::: Data records

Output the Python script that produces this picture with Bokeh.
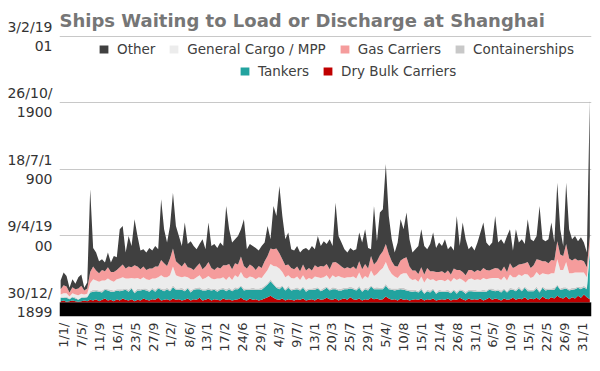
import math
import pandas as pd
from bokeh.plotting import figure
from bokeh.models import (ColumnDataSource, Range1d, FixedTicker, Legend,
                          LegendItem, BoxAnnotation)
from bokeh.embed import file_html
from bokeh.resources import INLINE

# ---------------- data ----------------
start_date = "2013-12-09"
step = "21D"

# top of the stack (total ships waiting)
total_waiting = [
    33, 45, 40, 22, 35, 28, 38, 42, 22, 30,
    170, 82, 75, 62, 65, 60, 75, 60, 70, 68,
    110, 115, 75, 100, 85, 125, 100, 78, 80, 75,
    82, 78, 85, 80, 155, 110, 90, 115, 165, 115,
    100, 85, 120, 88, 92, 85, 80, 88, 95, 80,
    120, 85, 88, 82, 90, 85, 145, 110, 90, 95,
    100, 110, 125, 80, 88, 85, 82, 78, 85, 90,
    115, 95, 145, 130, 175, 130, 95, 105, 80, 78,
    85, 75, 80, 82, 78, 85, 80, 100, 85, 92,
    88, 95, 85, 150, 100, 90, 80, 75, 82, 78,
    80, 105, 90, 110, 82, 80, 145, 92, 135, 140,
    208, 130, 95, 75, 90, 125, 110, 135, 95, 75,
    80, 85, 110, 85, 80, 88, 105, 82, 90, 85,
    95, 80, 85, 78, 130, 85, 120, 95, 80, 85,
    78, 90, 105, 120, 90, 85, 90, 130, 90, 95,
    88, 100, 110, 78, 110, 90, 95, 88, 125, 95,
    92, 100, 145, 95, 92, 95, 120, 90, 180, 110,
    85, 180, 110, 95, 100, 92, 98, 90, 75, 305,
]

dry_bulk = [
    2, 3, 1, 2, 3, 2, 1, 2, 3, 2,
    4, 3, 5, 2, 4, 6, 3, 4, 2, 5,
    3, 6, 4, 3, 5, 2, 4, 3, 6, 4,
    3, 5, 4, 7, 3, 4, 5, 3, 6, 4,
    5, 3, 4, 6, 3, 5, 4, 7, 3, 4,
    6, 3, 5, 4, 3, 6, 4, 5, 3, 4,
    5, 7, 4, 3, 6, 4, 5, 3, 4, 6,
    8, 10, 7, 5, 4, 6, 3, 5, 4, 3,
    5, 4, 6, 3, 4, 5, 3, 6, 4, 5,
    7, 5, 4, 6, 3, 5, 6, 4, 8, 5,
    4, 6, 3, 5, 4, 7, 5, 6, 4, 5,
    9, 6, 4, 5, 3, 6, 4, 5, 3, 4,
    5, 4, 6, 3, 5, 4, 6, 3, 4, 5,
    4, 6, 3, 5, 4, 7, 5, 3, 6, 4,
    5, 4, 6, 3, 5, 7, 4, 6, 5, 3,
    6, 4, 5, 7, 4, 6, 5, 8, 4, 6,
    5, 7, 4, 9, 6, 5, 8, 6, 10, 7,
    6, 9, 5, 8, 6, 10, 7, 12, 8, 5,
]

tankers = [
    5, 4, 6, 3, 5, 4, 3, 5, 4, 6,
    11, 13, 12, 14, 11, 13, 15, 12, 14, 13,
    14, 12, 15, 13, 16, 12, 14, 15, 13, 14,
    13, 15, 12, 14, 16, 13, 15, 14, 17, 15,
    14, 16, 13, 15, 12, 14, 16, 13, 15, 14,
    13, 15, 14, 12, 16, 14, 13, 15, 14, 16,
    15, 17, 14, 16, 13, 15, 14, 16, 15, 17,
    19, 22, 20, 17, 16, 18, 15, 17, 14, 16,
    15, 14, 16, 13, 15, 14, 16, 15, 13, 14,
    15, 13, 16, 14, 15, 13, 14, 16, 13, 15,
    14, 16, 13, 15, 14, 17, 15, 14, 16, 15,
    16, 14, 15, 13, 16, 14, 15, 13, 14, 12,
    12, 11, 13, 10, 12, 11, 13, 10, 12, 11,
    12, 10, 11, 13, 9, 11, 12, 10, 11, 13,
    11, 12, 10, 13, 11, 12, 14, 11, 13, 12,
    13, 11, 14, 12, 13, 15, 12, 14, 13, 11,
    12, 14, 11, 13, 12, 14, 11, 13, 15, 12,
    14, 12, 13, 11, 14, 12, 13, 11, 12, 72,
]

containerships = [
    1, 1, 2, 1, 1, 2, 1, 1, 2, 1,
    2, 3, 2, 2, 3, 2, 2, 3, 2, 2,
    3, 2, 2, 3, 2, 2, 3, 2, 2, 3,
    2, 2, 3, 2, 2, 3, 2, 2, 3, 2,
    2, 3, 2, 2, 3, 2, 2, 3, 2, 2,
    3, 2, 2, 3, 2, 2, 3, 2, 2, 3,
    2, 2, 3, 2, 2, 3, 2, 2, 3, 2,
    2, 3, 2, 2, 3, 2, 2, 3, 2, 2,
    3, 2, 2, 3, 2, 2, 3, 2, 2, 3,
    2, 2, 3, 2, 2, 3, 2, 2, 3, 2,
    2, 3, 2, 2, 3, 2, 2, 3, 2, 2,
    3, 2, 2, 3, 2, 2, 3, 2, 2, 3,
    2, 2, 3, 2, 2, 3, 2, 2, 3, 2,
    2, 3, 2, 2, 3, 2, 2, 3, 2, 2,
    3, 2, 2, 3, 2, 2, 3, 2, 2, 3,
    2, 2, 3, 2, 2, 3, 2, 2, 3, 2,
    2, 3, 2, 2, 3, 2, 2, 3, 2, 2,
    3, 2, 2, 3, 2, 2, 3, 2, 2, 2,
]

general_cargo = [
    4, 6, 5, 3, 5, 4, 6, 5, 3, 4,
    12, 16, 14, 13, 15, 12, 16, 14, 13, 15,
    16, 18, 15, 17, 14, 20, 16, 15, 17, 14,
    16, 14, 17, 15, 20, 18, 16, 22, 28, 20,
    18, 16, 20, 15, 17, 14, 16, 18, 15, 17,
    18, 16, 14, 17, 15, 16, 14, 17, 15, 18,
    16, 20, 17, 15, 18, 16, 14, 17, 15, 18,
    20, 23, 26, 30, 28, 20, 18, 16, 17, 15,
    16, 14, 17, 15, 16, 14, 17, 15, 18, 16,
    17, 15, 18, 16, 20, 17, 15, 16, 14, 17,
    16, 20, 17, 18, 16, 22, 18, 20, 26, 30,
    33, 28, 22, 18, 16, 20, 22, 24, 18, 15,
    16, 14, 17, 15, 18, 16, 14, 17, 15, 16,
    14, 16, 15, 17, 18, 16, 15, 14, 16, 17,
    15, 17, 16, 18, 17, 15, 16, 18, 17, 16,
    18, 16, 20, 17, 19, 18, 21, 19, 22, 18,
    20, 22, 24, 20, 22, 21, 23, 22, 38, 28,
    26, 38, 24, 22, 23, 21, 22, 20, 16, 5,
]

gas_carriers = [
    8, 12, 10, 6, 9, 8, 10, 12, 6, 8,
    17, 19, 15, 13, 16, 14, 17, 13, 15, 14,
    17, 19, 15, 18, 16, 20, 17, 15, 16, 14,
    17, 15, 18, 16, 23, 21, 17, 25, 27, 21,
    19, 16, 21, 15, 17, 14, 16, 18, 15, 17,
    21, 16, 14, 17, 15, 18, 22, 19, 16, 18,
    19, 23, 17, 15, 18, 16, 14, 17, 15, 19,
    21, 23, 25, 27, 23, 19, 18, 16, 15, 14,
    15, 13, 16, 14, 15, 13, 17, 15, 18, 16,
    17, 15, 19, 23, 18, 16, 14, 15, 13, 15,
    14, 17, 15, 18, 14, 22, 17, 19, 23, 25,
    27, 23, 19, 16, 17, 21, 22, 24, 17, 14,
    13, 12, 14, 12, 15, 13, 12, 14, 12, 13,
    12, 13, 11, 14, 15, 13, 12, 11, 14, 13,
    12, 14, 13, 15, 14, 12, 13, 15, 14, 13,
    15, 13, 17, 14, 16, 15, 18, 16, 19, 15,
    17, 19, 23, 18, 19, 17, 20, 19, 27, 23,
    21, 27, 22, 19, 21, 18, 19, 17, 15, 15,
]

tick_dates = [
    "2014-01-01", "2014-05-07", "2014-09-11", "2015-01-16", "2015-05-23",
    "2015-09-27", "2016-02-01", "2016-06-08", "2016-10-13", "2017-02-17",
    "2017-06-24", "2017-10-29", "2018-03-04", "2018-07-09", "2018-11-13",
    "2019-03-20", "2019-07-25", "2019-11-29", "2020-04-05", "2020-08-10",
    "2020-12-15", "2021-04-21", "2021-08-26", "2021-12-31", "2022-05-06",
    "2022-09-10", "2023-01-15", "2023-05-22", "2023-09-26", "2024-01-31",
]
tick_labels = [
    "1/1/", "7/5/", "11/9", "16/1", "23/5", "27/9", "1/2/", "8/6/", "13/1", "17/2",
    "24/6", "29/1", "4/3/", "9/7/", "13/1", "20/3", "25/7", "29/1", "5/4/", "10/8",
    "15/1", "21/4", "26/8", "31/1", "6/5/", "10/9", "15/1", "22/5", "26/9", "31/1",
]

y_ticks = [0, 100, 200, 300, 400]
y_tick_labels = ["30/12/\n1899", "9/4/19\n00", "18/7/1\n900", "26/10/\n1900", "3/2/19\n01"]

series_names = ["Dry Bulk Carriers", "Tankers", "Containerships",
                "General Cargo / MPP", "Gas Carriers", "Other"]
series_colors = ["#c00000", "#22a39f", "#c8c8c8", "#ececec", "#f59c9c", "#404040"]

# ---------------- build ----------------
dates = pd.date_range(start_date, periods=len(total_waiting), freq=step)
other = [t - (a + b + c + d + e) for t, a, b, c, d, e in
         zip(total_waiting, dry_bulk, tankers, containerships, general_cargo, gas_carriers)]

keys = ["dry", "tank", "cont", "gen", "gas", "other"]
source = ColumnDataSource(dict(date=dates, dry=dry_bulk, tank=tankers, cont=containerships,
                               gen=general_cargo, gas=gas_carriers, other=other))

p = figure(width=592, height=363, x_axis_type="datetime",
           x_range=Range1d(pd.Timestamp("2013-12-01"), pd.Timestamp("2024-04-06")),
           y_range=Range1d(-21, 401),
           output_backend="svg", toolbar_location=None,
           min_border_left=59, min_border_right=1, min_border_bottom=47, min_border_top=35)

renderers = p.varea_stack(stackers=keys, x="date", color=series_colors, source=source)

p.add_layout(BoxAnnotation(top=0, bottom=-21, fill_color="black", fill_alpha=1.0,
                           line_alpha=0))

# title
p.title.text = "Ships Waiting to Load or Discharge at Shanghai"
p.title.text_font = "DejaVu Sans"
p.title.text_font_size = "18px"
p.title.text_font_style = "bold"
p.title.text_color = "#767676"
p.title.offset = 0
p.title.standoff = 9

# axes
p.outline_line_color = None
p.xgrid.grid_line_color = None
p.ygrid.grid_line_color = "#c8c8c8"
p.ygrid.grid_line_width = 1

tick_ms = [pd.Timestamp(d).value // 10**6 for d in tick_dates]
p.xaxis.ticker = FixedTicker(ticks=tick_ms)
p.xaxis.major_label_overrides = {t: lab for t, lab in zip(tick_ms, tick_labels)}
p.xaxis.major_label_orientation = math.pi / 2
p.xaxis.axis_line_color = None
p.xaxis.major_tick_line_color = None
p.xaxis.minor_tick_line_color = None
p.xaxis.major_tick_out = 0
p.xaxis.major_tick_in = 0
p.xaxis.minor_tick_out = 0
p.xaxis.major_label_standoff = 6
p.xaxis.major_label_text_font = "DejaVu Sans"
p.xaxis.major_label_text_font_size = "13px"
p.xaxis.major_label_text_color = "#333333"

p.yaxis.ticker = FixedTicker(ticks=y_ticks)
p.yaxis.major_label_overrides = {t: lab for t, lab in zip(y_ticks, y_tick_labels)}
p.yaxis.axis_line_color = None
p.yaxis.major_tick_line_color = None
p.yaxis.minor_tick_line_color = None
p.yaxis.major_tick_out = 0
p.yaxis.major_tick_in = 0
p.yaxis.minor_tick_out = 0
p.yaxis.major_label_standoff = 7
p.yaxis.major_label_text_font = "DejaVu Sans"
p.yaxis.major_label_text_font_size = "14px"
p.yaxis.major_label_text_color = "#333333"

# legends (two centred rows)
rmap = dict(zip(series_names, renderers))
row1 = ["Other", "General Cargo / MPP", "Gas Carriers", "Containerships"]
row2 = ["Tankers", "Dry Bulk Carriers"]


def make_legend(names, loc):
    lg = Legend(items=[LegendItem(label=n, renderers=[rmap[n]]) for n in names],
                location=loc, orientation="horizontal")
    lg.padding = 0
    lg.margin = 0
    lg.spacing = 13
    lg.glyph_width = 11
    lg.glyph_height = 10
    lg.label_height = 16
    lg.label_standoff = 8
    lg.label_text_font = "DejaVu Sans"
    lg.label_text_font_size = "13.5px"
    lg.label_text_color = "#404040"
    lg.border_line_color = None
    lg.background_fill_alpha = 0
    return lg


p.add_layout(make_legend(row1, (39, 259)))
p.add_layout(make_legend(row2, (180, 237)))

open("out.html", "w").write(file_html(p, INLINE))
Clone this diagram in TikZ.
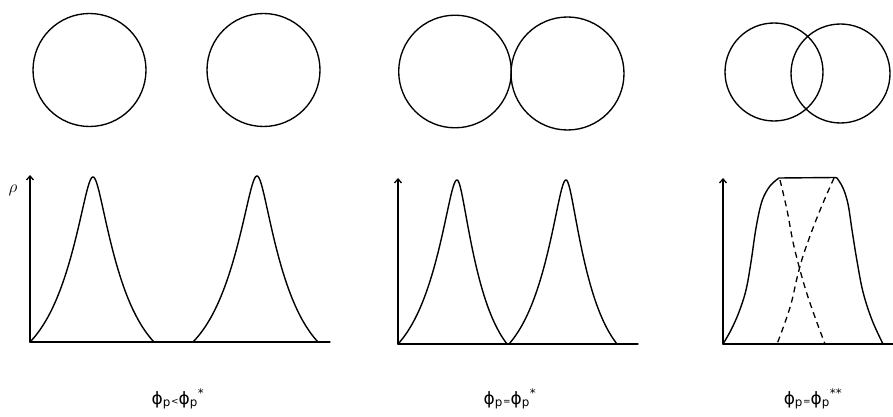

::::::

» **Problem**
Everything from the top line of the data down to and including the line with "from bokeh.resources import INLINE" is to be copied, except the pictures.

» **Right answer**
Output the Python script that produces this picture with Bokeh.
import math
import pandas as pd
from bokeh.plotting import figure
from bokeh.models import (ColumnDataSource, Range1d, FixedTicker, Legend,
                          LegendItem, BoxAnnotation)
from bokeh.embed import file_html
from bokeh.resources import INLINE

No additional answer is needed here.